FYI: I am testing this on a 64-bit Ubuntu 20.04 system with a Titan V and Cuda V11.2.67.

I managed to solve this problem for myself, and as the documentation is scant on this feature I thought is might be helpful to others for the solution to be here.

Looking more closely at the notes for the producer_aquire and consumer_wait functions, it is stated that the behaviour is undefined if called by a consumer or producer respectively. Leading me to think that the calls need to be if protected. ie.

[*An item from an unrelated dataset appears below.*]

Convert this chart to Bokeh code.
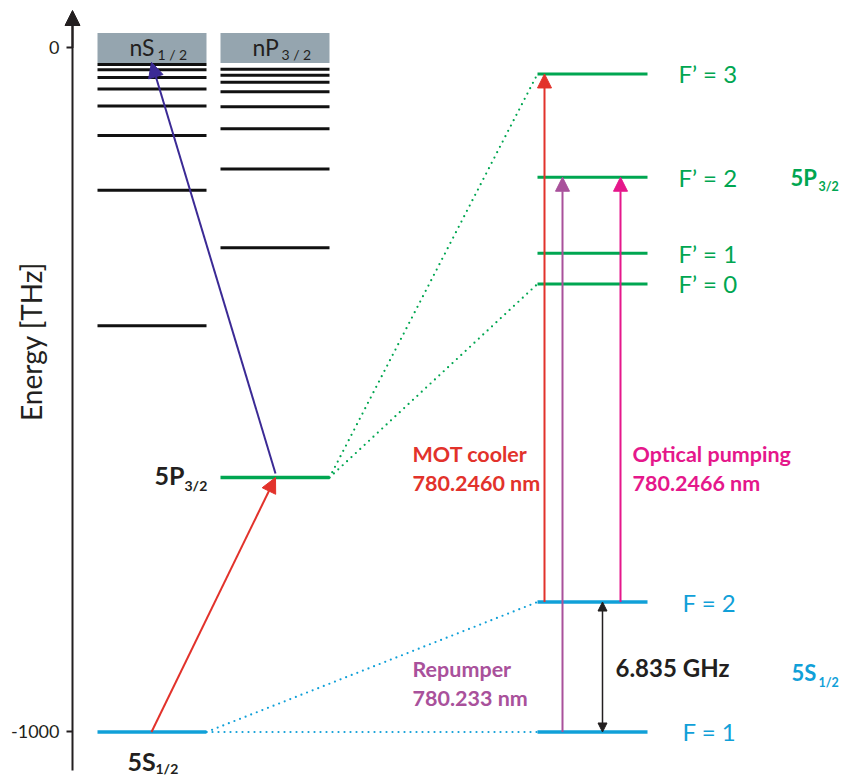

if(role == cuda::pipeline_role::producer)
{
    pipe.producer_acquire();
   // some memcpy_async
   pipe.producer_commit();
}

and likewise

if(role == cuda::pipeline_role::consumer)
{
    pipe.consumer_wait();
   // some compute
   pipe.consumer_release();
}

Looking at the headers in cuda/pipeline it is not immediately obvious to me, but I presume that the coalesced group functionality is being used to handle this…?

What I am not sure about is how this will interplay with the warp entanglement described in the program guide. I’d be grateful of any insight people might have.